A forma do livro não é a de basde page, nem a do rondó da "voz da cabeça" nem, sobretudo, o da máxima pomposa dos moralistas, ou dos cínicos profissionais. Responde a um "ver de ver", da leveza imediata, em que as situações, ou os qüiproquós, ou os imbróglios se desfazem no ar, antes de se tornarem um déjà vu. É como a posta restante da vivência passada a limpo de José Paulo, neste excesso de vigília para o instante, ou da abundância da vinheta, que não foi ao verso mas tantas vezes se guardou na conversa com os amigos, como o rascunho sempre nítido da obra.
Tão óbvio como surpreendente, ainda, é a própria vida assumida por Alexandros Apolonios, que ruminou em José Paulo, sem qualquer concessão do primeiro olhar, e reclamou o segundo tomo uma trintena depois. É o último texto publicado, três anos antes de sua morte, como o mesmo senso de repartida. Revisitação com o mesmo aplomb, do desvão do bastidor, ou da demora de cenário ou de sua demasia, em que José Paulo, à margem da literatura cediça dos confessionários, das parábolas, dos textos de pseudônimo, excedeu-se em si mesmo, para além da sabedoria do voyeurismo, em decorticação da vida.
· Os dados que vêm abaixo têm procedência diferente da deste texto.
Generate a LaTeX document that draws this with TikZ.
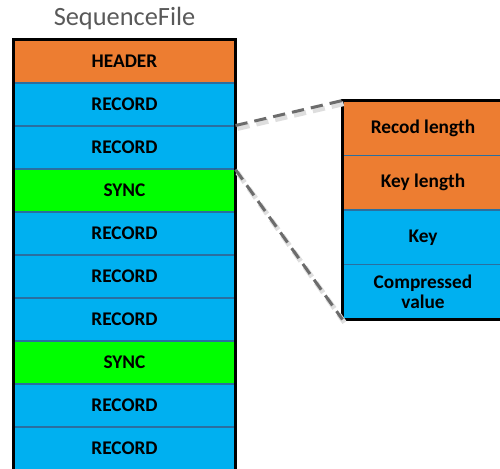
\documentclass[tikz,border=0pt]{standalone}
\usepackage{fontspec}
\setmainfont{Carlito}
\definecolor{hdrorange}{HTML}{ED7D31}
\definecolor{recblue}{HTML}{00B0F0}
\definecolor{syncgreen}{HTML}{00FF00}
\definecolor{sepblue}{HTML}{2A6FA0}
\definecolor{titlegray}{HTML}{595959}
\begin{document}
\begin{tikzpicture}[
    x=0.02cm, y=-0.02cm,
    cell/.style={rectangle, draw=sepblue, line width=0.6pt, minimum width=4.42cm, minimum height=0.86cm, inner sep=0pt, align=center, font=\fontsize{11}{12.5}\selectfont\bfseries},
    field/.style={cell, minimum width=3.2cm, minimum height=1.09cm},
    zoomline/.style={dashed, dash pattern=on 7pt off 4pt, line width=1.7pt, draw=gray!85!black},
    zoomshadow/.style={dashed, dash pattern=on 7pt off 4pt, line width=2.8pt, draw=black!13}
]
\clip (0,0) rectangle (500,468);

% Title
\node[text=titlegray, font=\fontsize{15}{17}\selectfont] (title) at (124.5,18) {SequenceFile};

% SequenceFile rows
\node[cell, fill=hdrorange] (hdr) at (124.5,61.5) {HEADER};
\node[cell, fill=recblue] (rec1) at (124.5,104.5) {RECORD};
\node[cell, fill=recblue] (rec2) at (124.5,147.5) {RECORD};
\node[cell, fill=syncgreen] (sync1) at (124.5,190.5) {SYNC};
\node[cell, fill=recblue] (rec3) at (124.5,233.5) {RECORD};
\node[cell, fill=recblue] (rec4) at (124.5,276.5) {RECORD};
\node[cell, fill=recblue] (rec5) at (124.5,319.5) {RECORD};
\node[cell, fill=syncgreen] (sync2) at (124.5,362.5) {SYNC};
\node[cell, fill=recblue] (rec6) at (124.5,405.5) {RECORD};
\node[cell, fill=recblue] (rec7) at (124.5,448.5) {RECORD};
\draw[line width=2.2pt] (hdr.north west) rectangle (rec7.south east);

% Record layout
\node[field, fill=hdrorange] (reclen) at (423,128.25) {Recod length};
\node[field, fill=hdrorange] (keylen) at (423,182.75) {Key length};
\node[field, fill=recblue] (key) at (423,237.25) {Key};
\node[field, fill=recblue] (val) at (423,291.75) {Compressed\\[-1pt]value};
\draw[line width=2.2pt] (reclen.north west) rectangle (val.south east);

% Zoom lines
\draw[zoomshadow] ([shift={(2,3)}]rec2.north east) -- ([shift={(2,3)}]reclen.north west);
\draw[zoomshadow] ([shift={(2,3)}]rec2.south east) -- ([shift={(2,3)}]val.south west);
\draw[zoomline] (rec2.north east) -- (reclen.north west);
\draw[zoomline] (rec2.south east) -- (val.south west);
\end{tikzpicture}
\end{document}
Alexandros Apolonios não tem parceiro, na galeria das personas criadas pela literatura brasileira. Liberou José Paulo para a plenitude de sua ambivalência sempre na acrobacia limpa, ou na nitidez dos arlequins, que distinguia tão bem nas impersonificações, malcitadas, que a nossa subcultura lança à conta da Commediadel Arte. Apolonios agora toma conta da vida de seu criador. E a querer de logo biografa-lo, à la José Paulo, se calaria, mozarteanamente.